Write out the material again exactly, please, and omit the pictures.

● **AVAILABLE DATA**
■ ■ ■ ■ ■
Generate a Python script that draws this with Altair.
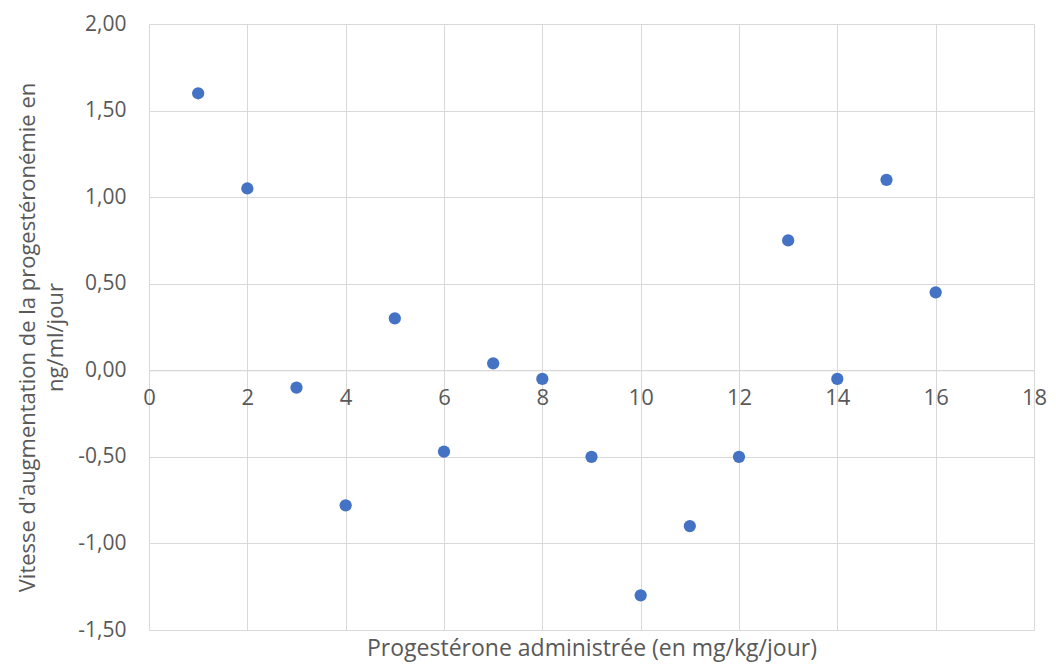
import altair as alt
import pandas as pd

doses = [1, 2, 3, 4, 5, 6, 7, 8, 9, 10, 11, 12, 13, 14, 15, 16]
vitesses = [1.60, 1.05, -0.10, -0.78, 0.30, -0.47, 0.04, -0.05, -0.50, -1.30, -0.90, -0.50, 0.75, -0.05, 1.10, 0.45]
x_ticks = [0, 2, 4, 6, 8, 10, 12, 14, 16, 18]
y_ticks = [-1.5, -1.0, -0.5, 0.0, 0.5, 1.0, 1.5, 2.0]
x_title = "Progestérone administrée (en mg/kg/jour)"
y_title = ["Vitesse d'augmentation de la progestéronémie en", "ng/ml/jour"]

df = pd.DataFrame({"dose": doses, "vitesse": vitesses})

W, H = 885, 606
Y_MIN, Y_MAX = -1.5, 2.0
zero_from_bottom = H * (0 - Y_MIN) / (Y_MAX - Y_MIN)

FONT = "Open Sans"
GREY = "#595959"
GRID = "#d9d9d9"

label_expr = "(datum.value < 0 ? '-' : '') + replace(format(abs(datum.value), '.2f'), '.', ',')"

chart = alt.Chart(df).mark_circle(size=150, color="#4472C4", opacity=1).encode(
    x=alt.X(
        "dose:Q",
        scale=alt.Scale(domain=[0, 18], nice=False, zero=False),
        axis=alt.Axis(
            values=x_ticks,
            offset=-zero_from_bottom,
            grid=True,
            gridColor=GRID,
            domainColor=GRID,
            ticks=False,
            tickSize=0,
            labelFlush=False,
            labelOverlap=False,
            labelPadding=17,
            labelFont=FONT,
            labelFontSize=22,
            labelColor=GREY,
            title=x_title,
            titleFont=FONT,
            titleFontSize=23,
            titleFontWeight="normal",
            titleColor=GREY,
            titleBaseline="middle",
            titleY=zero_from_bottom + 18,
        ),
    ),
    y=alt.Y(
        "vitesse:Q",
        scale=alt.Scale(domain=[Y_MIN, Y_MAX], nice=False, zero=False),
        axis=alt.Axis(
            values=y_ticks,
            grid=True,
            gridColor=GRID,
            domain=False,
            ticks=False,
            tickSize=0,
            labelPadding=23,
            labelExpr=label_expr,
            labelFont=FONT,
            labelFontSize=21,
            labelColor=GREY,
            title=y_title,
            titleFont=FONT,
            titleFontSize=22,
            titleFontWeight="normal",
            titleColor=GREY,
            titleAngle=-90,
            titleBaseline="middle",
            titleAlign="center",
            titleLineHeight=28,
            titleX=-122,
            titleY=H / 2 + 10,
        ),
    ),
).properties(
    width=W,
    height=H,
    autosize=alt.AutoSizeParams(type="none"),
    padding={"left": 141, "top": 16, "right": 14, "bottom": 32},
).configure_view(stroke=None).configure(background="white")

chart.save("out.html", embed_options={"renderer": "svg", "actions": False})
■ ■ ■ ■ ■
● **RESPONSE**
Generate a Python script that draws this with Altair.
import altair as alt
import pandas as pd

doses = [1, 2, 3, 4, 5, 6, 7, 8, 9, 10, 11, 12, 13, 14, 15, 16]
vitesses = [1.60, 1.05, -0.10, -0.78, 0.30, -0.47, 0.04, -0.05, -0.50, -1.30, -0.90, -0.50, 0.75, -0.05, 1.10, 0.45]
x_ticks = [0, 2, 4, 6, 8, 10, 12, 14, 16, 18]
y_ticks = [-1.5, -1.0, -0.5, 0.0, 0.5, 1.0, 1.5, 2.0]
x_title = "Progestérone administrée (en mg/kg/jour)"
y_title = ["Vitesse d'augmentation de la progestéronémie en", "ng/ml/jour"]

df = pd.DataFrame({"dose": doses, "vitesse": vitesses})

W, H = 885, 606
Y_MIN, Y_MAX = -1.5, 2.0
zero_from_bottom = H * (0 - Y_MIN) / (Y_MAX - Y_MIN)

FONT = "Open Sans"
GREY = "#595959"
GRID = "#d9d9d9"

label_expr = "(datum.value < 0 ? '-' : '') + replace(format(abs(datum.value), '.2f'), '.', ',')"

chart = alt.Chart(df).mark_circle(size=150, color="#4472C4", opacity=1).encode(
    x=alt.X(
        "dose:Q",
        scale=alt.Scale(domain=[0, 18], nice=False, zero=False),
        axis=alt.Axis(
            values=x_ticks,
            offset=-zero_from_bottom,
            grid=True,
            gridColor=GRID,
            domainColor=GRID,
            ticks=False,
            tickSize=0,
            labelFlush=False,
            labelOverlap=False,
            labelPadding=17,
            labelFont=FONT,
            labelFontSize=22,
            labelColor=GREY,
            title=x_title,
            titleFont=FONT,
            titleFontSize=23,
            titleFontWeight="normal",
            titleColor=GREY,
            titleBaseline="middle",
            titleY=zero_from_bottom + 18,
        ),
    ),
    y=alt.Y(
        "vitesse:Q",
        scale=alt.Scale(domain=[Y_MIN, Y_MAX], nice=False, zero=False),
        axis=alt.Axis(
            values=y_ticks,
            grid=True,
            gridColor=GRID,
            domain=False,
            ticks=False,
            tickSize=0,
            labelPadding=23,
            labelExpr=label_expr,
            labelFont=FONT,
            labelFontSize=21,
            labelColor=GREY,
            title=y_title,
            titleFont=FONT,
            titleFontSize=22,
            titleFontWeight="normal",
            titleColor=GREY,
            titleAngle=-90,
            titleBaseline="middle",
            titleAlign="center",
            titleLineHeight=28,
            titleX=-122,
            titleY=H / 2 + 10,
        ),
    ),
).properties(
    width=W,
    height=H,
    autosize=alt.AutoSizeParams(type="none"),
    padding={"left": 141, "top": 16, "right": 14, "bottom": 32},
).configure_view(stroke=None).configure(background="white")

chart.save("out.html", embed_options={"renderer": "svg", "actions": False})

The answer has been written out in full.